Having a drink in your hand is underrated. Not because you owe anyone the appearance of drinking, but because it genuinely reduces the number of times you’ll get offered something. Sparkling water with lime, a good mocktail, a ginger beer — anything that looks intentional signals that you’ve already made a choice. Nobody needs to rescue you from an empty hand.

This also feeds into the ritual side of things. A big part of what alcohol provides in social settings is something to do with your body — something to hold, sip, fidget with between sentences. A well-made NA drink serves that same function, and if you’re somewhere that has a decent zero-proof menu, you can enjoy the full experience of ordering something and having it made for you.

On that note: picking the right venue makes a significant difference. If you’re the one choosing where to go, look for places that have a thoughtful NA section rather than just soda and juice. More bars and restaurants are investing in this than ever before, and a well-made zero-proof cocktail is a completely different experience from a glass of water with a straw. Check out our guides to alcohol-free venues near you if you want options where the NA list is actually the point.

When It’s a Work Event

Work events are their own category because the power dynamics are different. You don’t want to make it a thing in front of your manager, you don’t want to get cornered explaining yourself to a client, and the whole environment tends to be less forgiving of anything that reads as unusual.
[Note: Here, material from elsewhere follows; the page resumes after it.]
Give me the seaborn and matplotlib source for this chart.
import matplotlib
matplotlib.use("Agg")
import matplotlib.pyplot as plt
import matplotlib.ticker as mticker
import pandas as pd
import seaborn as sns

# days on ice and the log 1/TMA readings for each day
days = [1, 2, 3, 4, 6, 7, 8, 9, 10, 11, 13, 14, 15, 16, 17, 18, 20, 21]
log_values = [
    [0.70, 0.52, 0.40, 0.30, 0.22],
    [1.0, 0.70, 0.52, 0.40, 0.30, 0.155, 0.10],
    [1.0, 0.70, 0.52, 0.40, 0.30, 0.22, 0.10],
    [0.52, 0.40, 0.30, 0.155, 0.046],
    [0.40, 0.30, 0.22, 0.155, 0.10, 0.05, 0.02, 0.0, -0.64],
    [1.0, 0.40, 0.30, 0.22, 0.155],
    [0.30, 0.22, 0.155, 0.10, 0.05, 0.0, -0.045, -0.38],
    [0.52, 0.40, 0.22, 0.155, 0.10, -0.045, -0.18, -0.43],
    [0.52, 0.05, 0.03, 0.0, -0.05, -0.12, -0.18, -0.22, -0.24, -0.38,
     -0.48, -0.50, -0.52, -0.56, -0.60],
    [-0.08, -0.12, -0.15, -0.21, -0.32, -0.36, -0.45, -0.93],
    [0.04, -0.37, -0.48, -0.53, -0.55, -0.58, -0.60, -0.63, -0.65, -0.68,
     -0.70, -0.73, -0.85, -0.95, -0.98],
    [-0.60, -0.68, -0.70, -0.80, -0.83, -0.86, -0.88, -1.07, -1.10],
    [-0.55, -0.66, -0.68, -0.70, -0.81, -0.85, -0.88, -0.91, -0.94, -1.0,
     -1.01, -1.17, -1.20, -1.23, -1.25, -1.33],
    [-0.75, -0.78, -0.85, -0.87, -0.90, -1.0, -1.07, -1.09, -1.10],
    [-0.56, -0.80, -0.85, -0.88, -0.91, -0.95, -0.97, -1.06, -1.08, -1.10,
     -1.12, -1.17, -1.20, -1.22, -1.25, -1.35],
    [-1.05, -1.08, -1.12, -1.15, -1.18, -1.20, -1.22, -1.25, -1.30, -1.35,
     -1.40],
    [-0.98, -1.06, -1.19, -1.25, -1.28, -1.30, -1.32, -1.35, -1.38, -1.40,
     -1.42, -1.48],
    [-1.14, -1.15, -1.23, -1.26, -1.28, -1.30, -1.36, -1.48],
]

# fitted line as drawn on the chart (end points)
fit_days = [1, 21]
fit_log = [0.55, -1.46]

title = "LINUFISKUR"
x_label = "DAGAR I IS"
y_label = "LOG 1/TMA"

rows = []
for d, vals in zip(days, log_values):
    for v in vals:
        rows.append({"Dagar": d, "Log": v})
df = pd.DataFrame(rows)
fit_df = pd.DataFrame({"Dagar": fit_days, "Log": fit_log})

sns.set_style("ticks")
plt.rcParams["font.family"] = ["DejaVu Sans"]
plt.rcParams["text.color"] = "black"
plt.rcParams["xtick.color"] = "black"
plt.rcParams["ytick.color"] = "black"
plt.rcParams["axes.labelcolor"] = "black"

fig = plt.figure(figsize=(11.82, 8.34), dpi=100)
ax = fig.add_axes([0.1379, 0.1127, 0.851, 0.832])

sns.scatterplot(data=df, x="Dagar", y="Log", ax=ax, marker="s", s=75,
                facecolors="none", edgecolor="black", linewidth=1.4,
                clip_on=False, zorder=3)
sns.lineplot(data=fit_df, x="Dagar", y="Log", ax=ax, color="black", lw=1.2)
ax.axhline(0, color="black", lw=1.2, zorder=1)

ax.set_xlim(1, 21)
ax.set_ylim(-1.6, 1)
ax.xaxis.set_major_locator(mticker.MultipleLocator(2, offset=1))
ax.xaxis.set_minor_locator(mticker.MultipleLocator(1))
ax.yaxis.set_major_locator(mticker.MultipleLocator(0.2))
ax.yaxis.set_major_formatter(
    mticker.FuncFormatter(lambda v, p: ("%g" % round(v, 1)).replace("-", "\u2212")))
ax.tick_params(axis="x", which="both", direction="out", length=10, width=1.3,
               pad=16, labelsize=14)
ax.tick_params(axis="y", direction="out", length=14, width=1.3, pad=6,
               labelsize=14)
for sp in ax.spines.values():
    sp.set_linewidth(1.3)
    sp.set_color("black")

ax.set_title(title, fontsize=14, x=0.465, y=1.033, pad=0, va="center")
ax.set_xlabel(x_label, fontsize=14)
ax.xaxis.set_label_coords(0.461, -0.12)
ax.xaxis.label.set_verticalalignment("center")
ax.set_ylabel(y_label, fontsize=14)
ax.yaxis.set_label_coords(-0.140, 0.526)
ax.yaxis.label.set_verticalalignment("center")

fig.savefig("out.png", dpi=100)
The same principles apply, but the execution is quieter. Arrive with something in hand if you can. When you’re at the bar, order confidently — a tonic water with citrus looks identical to a gin and tonic, and most people won’t think twice. If a colleague offers to get you a drink, a simple “I’m sorted, thanks” and a redirect to something else is usually all it takes.

The goal isn’t to hide anything. It’s just to not turn a normal evening into a discussion about your personal choices when you have other things you’d rather talk about.

When It’s Old Friends

Old friends are often the hardest. They knew you when drinking was part of the picture, and some of them have built an identity around a shared version of Friday night that doesn’t include you quietly ordering sparkling water.
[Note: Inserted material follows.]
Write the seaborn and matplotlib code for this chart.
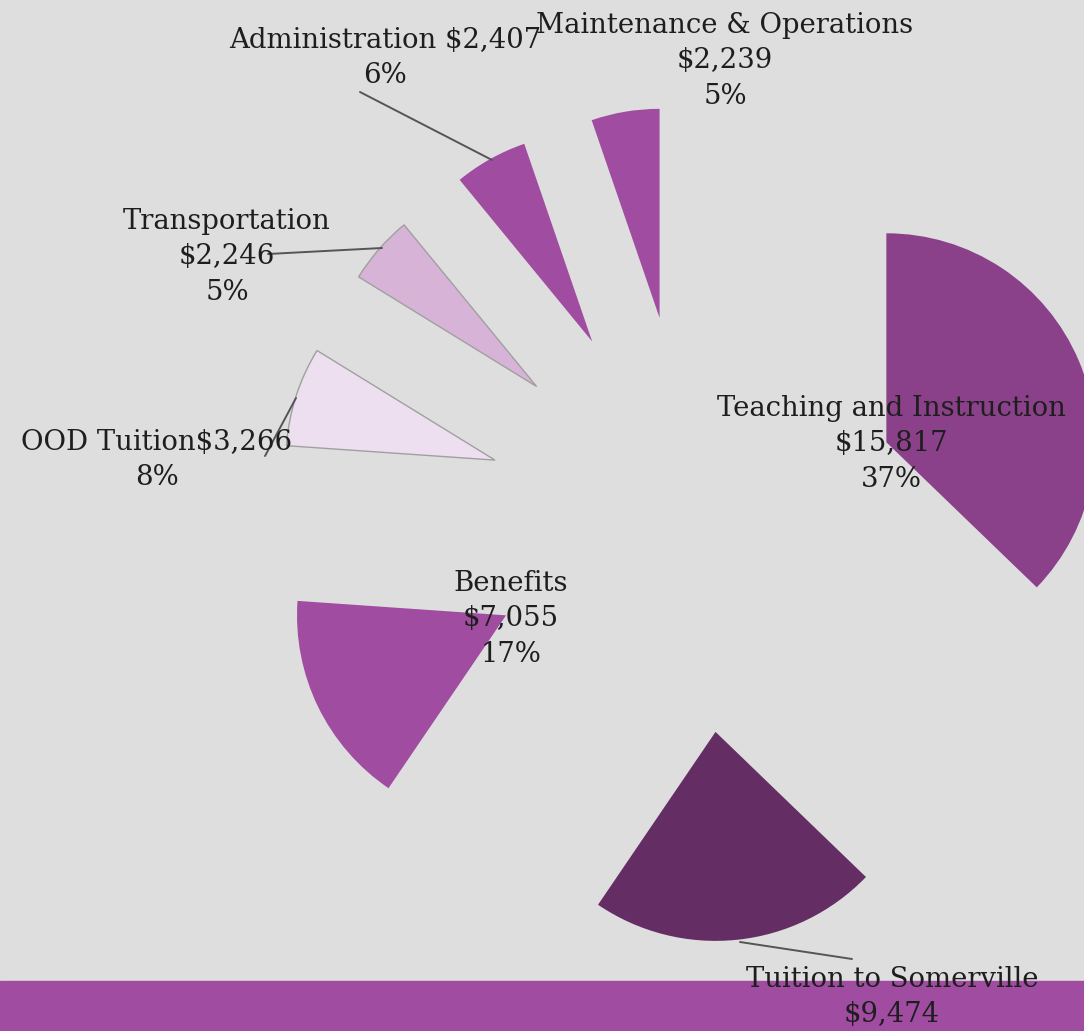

Be honest with the ones who matter. Not in a heavy way, just matter-of-fact: you’re not drinking much these days, or at all, and it’s going well. Most people, once the initial weirdness passes, adapt pretty quickly. The friends who don’t are showing you something useful.

It also helps to be the one suggesting activities. Not every gathering has to center on a bar. People who drink are just as happy at a good restaurant, a show, a game night, or any number of things that aren’t organized around alcohol. You don’t need to steer away from bars altogether — plenty of alcohol-free venues are genuinely great places to take a group — but having some alternatives in your back pocket gives you options.

The Part Nobody Warns You About

Once you get past the initial awkwardness of not drinking in social settings, something shifts. The conversations you have sober tend to stick. You remember what people told you. You notice more. You’re less likely to overcommit to things you’d never do sober, or to say something you’ll want to walk back the next morning.

None of this makes you better than anyone around you who is drinking. But it does mean that the social payoff for doing this, the part where it actually starts to feel natural and even good, shows up faster than most people expect.

The awkward phase is real. It’s also temporary. And the more you navigate it, the shorter it gets.

One More Thing

If you’re finding social situations hard enough that you’re avoiding them, that’s worth paying attention to. Sometimes what looks like “I don’t know what to do without a drink” is actually social anxiety that was being managed with alcohol, and that’s a different conversation. The Building Meaningful Connections in Alcohol-Free Social Spaces piece we wrote has some useful framing on this, and there are good resources out there if you want to go deeper on the anxiety side of it.

But for most people, this is simpler than it looks. A little preparation, a drink in your hand, and the willingness to let three seconds of someone else’s mild confusion just pass — that’s most of the work.